К нам подходит Саша Аронов,[5] почти весело говорит о своих злосчастьях, и мы улыбаемся… Почему? Может быть, оттого, что, и живых, и ушедших, нас связывает нечто, над чем судьба не властна, какое-то надмирное чувство родственной тебе души, пребывающей с тобой всегда, независимо от того, по ту или по эту сторону горизонта остаешься ты сам.
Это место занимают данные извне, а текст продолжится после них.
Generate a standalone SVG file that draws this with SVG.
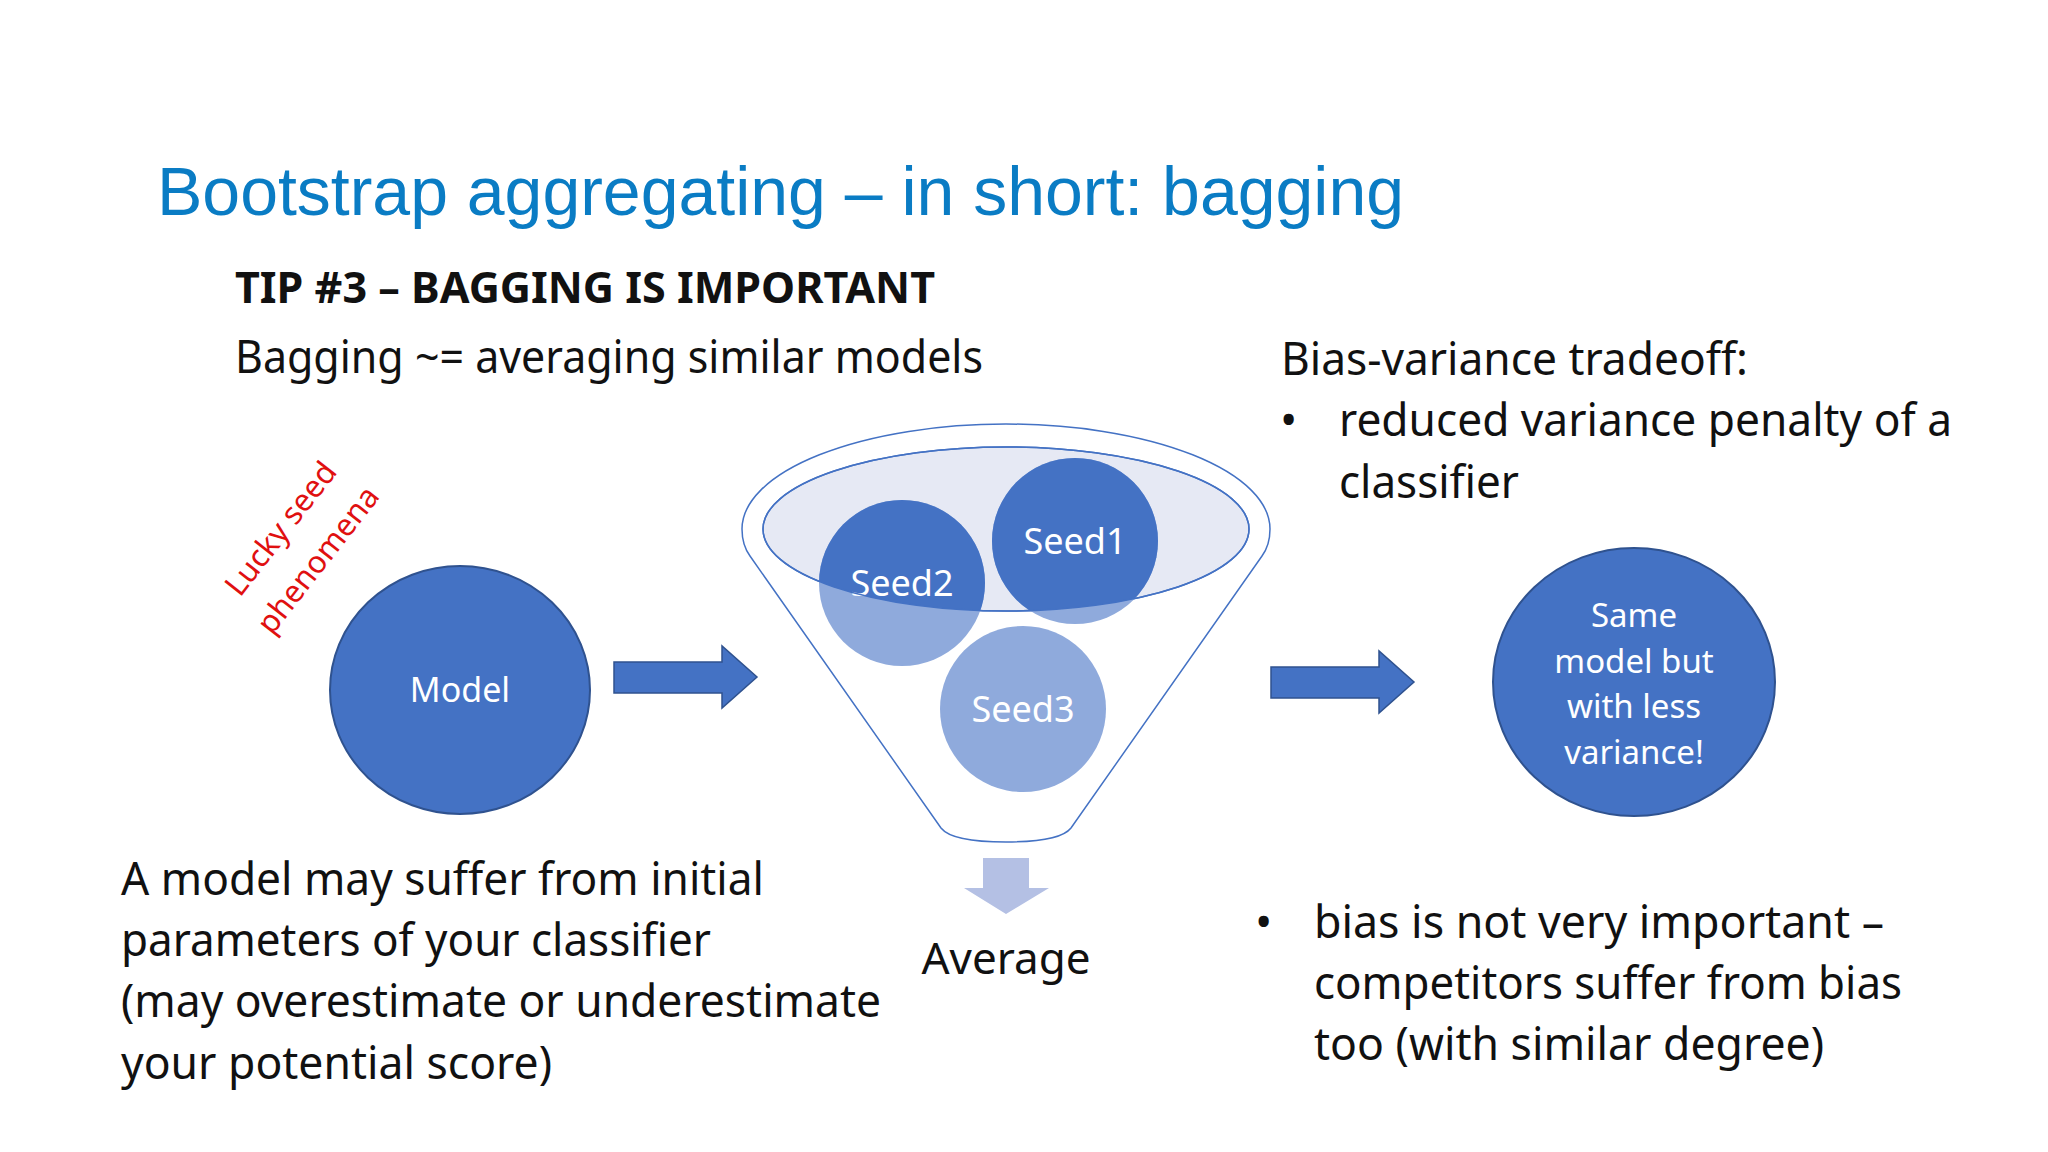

Теперь, когда нет Булата, я преувеличил бы, сказав, что с годами образ его лишь укрупняется в моей памяти. Нет. Распалась та «злоба дневи», что придавала такую остроту его песням; сложилось иное «зло», на которое не хватает ни их ироничности, ни их утешающего лиризма. Это Пастернак не знал, «какое, милые, у нас тысячелетье на дворе». А Булат знал не только какое тысячелетье, но и какой год, день, час, минута. Но вопрос: должны ли часы отягощать запястье поэта? Не приглушается ли собственный пульс их торопливым биеньем? Без них есть риск впасть в безвременье, но зато и есть шанс коснуться вечного. Впрочем, кто коснется, а кто нет, судить не нам. Это решает совсем иная инстанция, не имеющая отношения к нашим притязаниям на последнюю правоту. А пока время расставляет свои акценты, наша благодарность тому, кто бережно и неуловимо вызвал в нас то сокровенное, что наполнило душу музыкой любви и печали, сердечной радости и чистых упований.